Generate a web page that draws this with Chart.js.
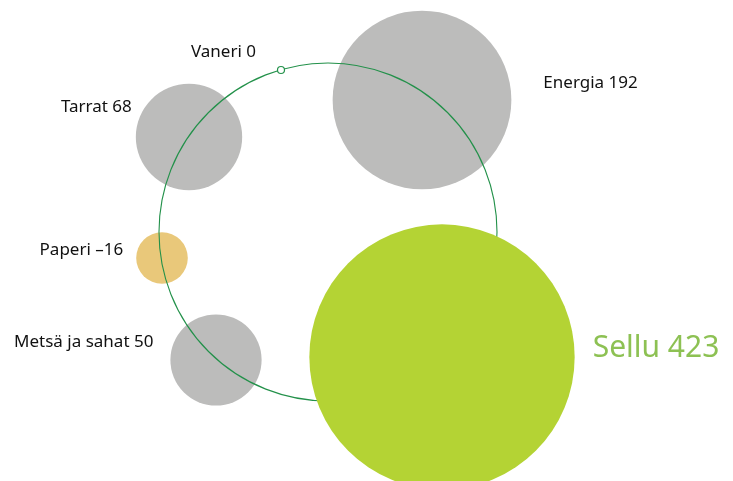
<!DOCTYPE html>
<html lang="fi">
<head>
  <meta charset="UTF-8" />
  <title>Liikevoitto segmenteittäin</title>
  <script src="https://cdn.jsdelivr.net/npm/chart.js"></script>
  <style>
    body {
      margin: 0;
      background: #ffffff;
    }
    #wrap {
      width: 733px;
      height: 481px;
    }
  </style>
</head>
<body>
  <div id="wrap"><canvas id="bubbleCanvas" width="733" height="481"></canvas></div>

  <script>
    const segments = ["Vaneri", "Tarrat", "Energia", "Paperi", "Metsä ja sahat", "Sellu"];
    const profits = [0, 68, 192, -16, 50, 423];
    // bubble centres, in the chart's own 0..733 / 0..481 units
    const centerX = [281, 189, 422, 162, 216, 442];
    const centerY = [70, 137, 100, 258, 360, 357];

    const ringCenter = { x: 328, y: 232 };
    const ringRadius = 169;
    const scaleK = 6.45; // px per sqrt(value)

    const GREY = "#bcbcbb";
    const ORANGE = "#e9c87a";
    const LIME = "#b4d334";
    const RING = "#23914a";

    function radiusOf(v) {
      return v === 0 ? 3.5 : scaleK * Math.sqrt(Math.abs(v));
    }
    function colourOf(i) {
      if (segments[i] === "Sellu") return LIME;
      if (profits[i] < 0) return ORANGE;
      return GREY;
    }

    const points = segments.map((s, i) => ({ x: centerX[i], y: centerY[i], r: radiusOf(profits[i]), i }));
    const topIdx = [0, 5]; // Vaneri marker and Sellu sit above the ring
    const topPoints = points.filter(p => topIdx.includes(p.i));
    const lowPoints = points.filter(p => !topIdx.includes(p.i));

    // label placement relative to each bubble: side, gap and vertical shift
    const labelPlace = [
      { side: "topleft", dx: -25, dy: -18 },
      { side: "left", dx: -4, dy: -30 },
      { side: "right", dx: 32, dy: -17 },
      { side: "left", dx: -13, dy: -8 },
      { side: "left", dx: -17, dy: -18 },
      { side: "right", dx: 18, dy: -9 }
    ];

    const labelPlugin = {
      id: "bubbleLabels",
      afterDatasetsDraw(chart) {
        const ctx = chart.ctx;
        const xs = chart.scales.x, ys = chart.scales.y;
        ctx.save();
        ctx.textBaseline = "middle";
        points.forEach(p => {
          const px = xs.getPixelForValue(p.x);
          const py = ys.getPixelForValue(p.y);
          const pl = labelPlace[p.i];
          const value = profits[p.i] < 0 ? "\u2013" + Math.abs(profits[p.i]) : String(profits[p.i]);
          const text = segments[p.i] + " " + value;
          const big = segments[p.i] === "Sellu";
          ctx.font = big ? "30px 'Noto Sans'" : "17px 'Noto Sans'";
          ctx.fillStyle = big ? "#8dc153" : "#111111";
          let x;
          if (pl.side === "right") {
            ctx.textAlign = "left";
            x = px + p.r + pl.dx;
          } else if (pl.side === "left") {
            ctx.textAlign = "right";
            x = px - p.r + pl.dx;
          } else {
            ctx.textAlign = "right";
            x = px + pl.dx;
          }
          ctx.fillText(text, x, py + pl.dy);
        });
        ctx.restore();
      }
    };

    new Chart(document.getElementById("bubbleCanvas"), {
      type: "bubble",
      data: {
        datasets: [
          {
            label: "top",
            order: 0,
            data: topPoints,
            backgroundColor: topPoints.map(p => profits[p.i] === 0 ? "#ffffff" : colourOf(p.i)),
            borderColor: topPoints.map(p => profits[p.i] === 0 ? RING : colourOf(p.i)),
            borderWidth: topPoints.map(p => profits[p.i] === 0 ? 1.2 : 0)
          },
          {
            label: "ring",
            order: 1,
            data: [{ x: ringCenter.x, y: ringCenter.y, r: ringRadius }],
            backgroundColor: "rgba(0,0,0,0)",
            borderColor: RING,
            borderWidth: 1.1
          },
          {
            label: "segments",
            order: 2,
            data: lowPoints,
            backgroundColor: lowPoints.map(p => colourOf(p.i)),
            borderWidth: 0
          }
        ]
      },
      plugins: [labelPlugin],
      options: {
        responsive: false,
        animation: false,
        events: [],
        layout: { padding: 0, autoPadding: false },
        plugins: {
          legend: { display: false },
          tooltip: { enabled: false }
        },
        scales: {
          x: { type: "linear", min: 0, max: 733, display: false },
          y: { type: "linear", min: 0, max: 481, reverse: true, display: false }
        }
      }
    });
  </script>
</body>
</html>
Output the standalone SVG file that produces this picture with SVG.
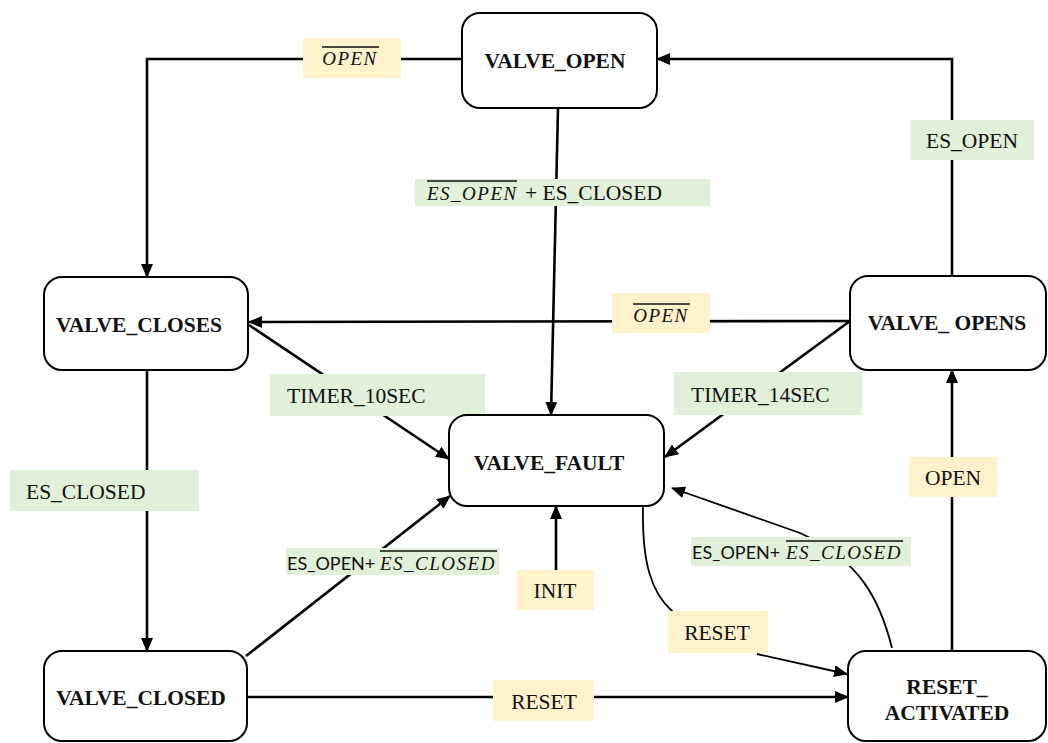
<svg xmlns="http://www.w3.org/2000/svg" width="1048" height="743" viewBox="0 0 1048 743">
  <style>
    .node rect { fill: #ffffff; stroke: #000000; stroke-width: 2; }
    .node text { font-family: "Liberation Serif", "Times New Roman", serif; font-weight: bold; font-size: 21.5px; text-anchor: middle; fill: #111; }
    .edge { fill: none; stroke: #000000; stroke-width: 2.6; }
    .curve { fill: none; stroke: #000000; stroke-width: 1.8; }
    .lbl-y { fill: #fff2cc; }
    .lbl-g { fill: #e2efda; }
    .t { font-family: "Liberation Serif", "Times New Roman", serif; font-size: 21.5px; fill: #111; }
    .m { font-family: "Liberation Serif", "Times New Roman", serif; font-style: italic; font-size: 19px; fill: #111; letter-spacing: 1.5px; }
    .s { font-family: "Lato", "Open Sans", sans-serif; font-size: 18px; fill: #111; }
    .bar { stroke: #111; stroke-width: 1.3; }
  </style>
  <defs>
    <marker id="arrow" markerUnits="userSpaceOnUse" markerWidth="14" markerHeight="12" refX="13" refY="6" orient="auto">
      <path d="M0,0 L14,6 L0,12 Z" fill="#000"/>
    </marker>
  </defs>

  <rect width="1048" height="743" fill="#ffffff"/>

  <g id="connectors">
    <path class="edge" d="M 462 59 H 147 V 277" marker-end="url(#arrow)"/>
    <path class="edge" d="M 558 108 L 551 415" marker-end="url(#arrow)"/>
    <path class="edge" d="M 952 276 V 59 H 657" marker-end="url(#arrow)"/>
    <path class="edge" d="M 850 321 L 249 322" marker-end="url(#arrow)"/>
    <path class="edge" d="M 249 325 L 449 459" marker-end="url(#arrow)"/>
    <path class="edge" d="M 850 321 L 665 457" marker-end="url(#arrow)"/>
    <path class="edge" d="M 147 370 V 651" marker-end="url(#arrow)"/>
    <path class="edge" d="M 246 656 L 450 496" marker-end="url(#arrow)"/>
    <path class="edge" d="M 556 570 V 506" marker-end="url(#arrow)"/>
    <path class="curve" d="M 643 507 C 642 560 650 592 673 612"/>
    <path class="curve" d="M 757 654 L 847 674" marker-end="url(#arrow)"/>
    <path class="curve" d="M 892 648 C 880 600 860 560 800 533 L 672 488" marker-end="url(#arrow)"/>
    <path class="edge" d="M 247 697 H 848" marker-end="url(#arrow)"/>
    <path class="edge" d="M 952 651 V 370" marker-end="url(#arrow)"/>
  </g>

  <g id="labels">
    <g id="lbl-open-top">
      <rect class="lbl-y" x="303" y="38" width="98" height="40"/>
      <text class="m" x="350" y="65" text-anchor="middle">OPEN</text>
      <line class="bar" x1="322" y1="47" x2="379" y2="47"/>
    </g>
    <g id="lbl-esopen-esclosed">
      <rect class="lbl-g" x="415" y="179" width="295" height="27"/>
      <text class="m" x="427" y="200">ES_OPEN</text>
      <line class="bar" x1="427" y1="181" x2="517" y2="181"/>
      <text class="t" x="525" y="200">+ ES_CLOSED</text>
    </g>
    <g id="lbl-esopen">
      <rect class="lbl-g" x="911" y="120" width="123" height="40"/>
      <text class="t" x="972" y="148" text-anchor="middle">ES_OPEN</text>
    </g>
    <g id="lbl-open-mid">
      <rect class="lbl-y" x="612" y="293" width="98" height="40"/>
      <text class="m" x="661" y="322" text-anchor="middle">OPEN</text>
      <line class="bar" x1="633" y1="304" x2="690" y2="304"/>
    </g>
    <g id="lbl-timer10">
      <rect class="lbl-g" x="270" y="374" width="215" height="42"/>
      <text class="t" x="287" y="403">TIMER_10SEC</text>
    </g>
    <g id="lbl-timer14">
      <rect class="lbl-g" x="674" y="372" width="188" height="43"/>
      <text class="t" x="691" y="402">TIMER_14SEC</text>
    </g>
    <g id="lbl-esclosed">
      <rect class="lbl-g" x="10" y="470" width="189" height="41"/>
      <text class="t" x="26" y="499">ES_CLOSED</text>
    </g>
    <g id="lbl-or-left">
      <rect class="lbl-g" x="286" y="548" width="213" height="27"/>
      <text class="s" x="287" y="570">ES_OPEN+</text>
      <text class="m" x="380" y="570" letter-spacing="1.2">ES_CLOSED</text>
      <line class="bar" x1="380" y1="551" x2="497" y2="551"/>
    </g>
    <g id="lbl-init">
      <rect class="lbl-y" x="517" y="570" width="77" height="40"/>
      <text class="t" x="555" y="598" text-anchor="middle">INIT</text>
    </g>
    <g id="lbl-reset-curve">
      <rect class="lbl-y" x="668" y="611" width="100" height="42"/>
      <text class="t" x="717" y="640" text-anchor="middle">RESET</text>
    </g>
    <g id="lbl-or-right">
      <rect class="lbl-g" x="691" y="537" width="220" height="29"/>
      <text class="s" x="692" y="559">ES_OPEN+</text>
      <text class="m" x="786" y="559" letter-spacing="1.2">ES_CLOSED</text>
      <line class="bar" x1="786" y1="541" x2="903" y2="541"/>
    </g>
    <g id="lbl-reset-bottom">
      <rect class="lbl-y" x="493" y="680" width="101" height="41"/>
      <text class="t" x="544" y="709" text-anchor="middle">RESET</text>
    </g>
    <g id="lbl-open-right">
      <rect class="lbl-y" x="909" y="457" width="88" height="40"/>
      <text class="t" x="953" y="485" text-anchor="middle">OPEN</text>
    </g>
  </g>

  <g id="valve_open" class="node">
    <rect x="462" y="13" width="195" height="95" rx="18"/>
    <text x="555" y="68">VALVE_OPEN</text>
  </g>
  <g id="valve_closes" class="node">
    <rect x="44" y="277" width="204" height="93" rx="18"/>
    <text x="139" y="332">VALVE_CLOSES</text>
  </g>
  <g id="valve_opens" class="node">
    <rect x="850" y="276" width="196" height="94" rx="18"/>
    <text x="947" y="330">VALVE_ OPENS</text>
  </g>
  <g id="valve_fault" class="node">
    <rect x="449" y="415" width="215" height="91" rx="18"/>
    <text x="549" y="470">VALVE_FAULT</text>
  </g>
  <g id="valve_closed" class="node">
    <rect x="44" y="651" width="203" height="90" rx="18"/>
    <text x="141" y="705">VALVE_CLOSED</text>
  </g>
  <g id="reset_activated" class="node">
    <rect x="848" y="651" width="198" height="90" rx="18"/>
    <text x="947" y="694">RESET_</text>
    <text x="947" y="720">ACTIVATED</text>
  </g>
</svg>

- [EXERCISE GOAL]:
Read through the entries and copy every line that includes "with".

- [THE ANSWER]:
Generate a web page that draws this with Chart.js.
Output the standalone SVG file that produces this picture with SVG.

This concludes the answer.